Updated on 2024-11-29 GMT+08:00

Deleting Historical Data

Scenario

Delete old data from Hudi tables to reduce space occupation and save storage costs.

Running the delete/drop partition Statement

The delete/drop paritition command can be used to delete historical data. For details, see Hudi SQL Syntax Reference.

Advantages: The operation is simple and COW and MOR tables are supported.

Disadvantages: The concurrency is low. When Hudi tables are in the real-time write state, concurrent execution of the delete/drop partition command may cause the real-time data import job to fail.

Running the call clean_data Command

  • Function

    The call clean_data is used to delete historical data from MOR tables.

    Advantages: The deletion operation can be executed concurrently with the data import task, which does not affect the real-time import of data.

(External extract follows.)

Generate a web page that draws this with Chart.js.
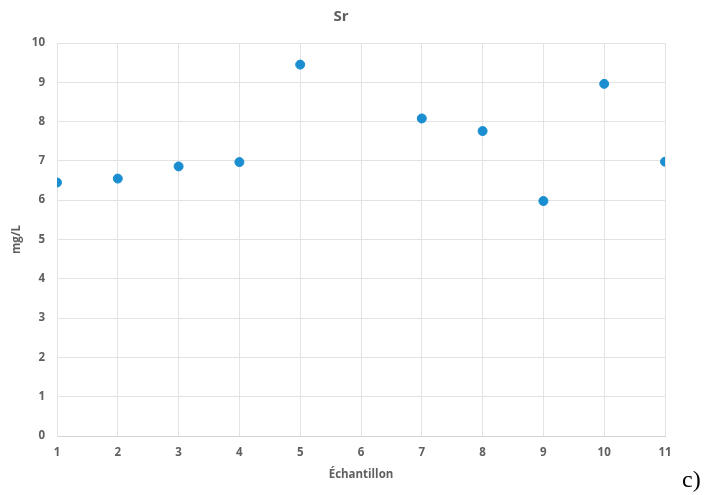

    Disadvantages: Only MOR tables are supported, and lazy deletion depends on compaction.

  • Syntax

    call clean_data(table => 'table_name', sql => 'delete statement')

  • Parameters
    Table 1 Parameters

    Parameter

    Description

    table_name

    Name of the table whose data is to be deleted. The value can be in the database.tablename format.

    delete statement

    SQL statement of the select type, which is used to find the data to be deleted.

  • Example

    Delete all data whose primaryKey is smaller than 100 from the mytable table:

    call clean_data(table => 'mytable', sql=>'select *  from mytable where primaryKey < 100') 

    Clear the residual files of the clean_data command. If the clean_data command fails to execute, temporary files are generated. This command can be used to clear these temporary files.

    call clean_data(table => 'mytable', sql=>'delete cleanData') 
  • System response

    You can view query results on the client.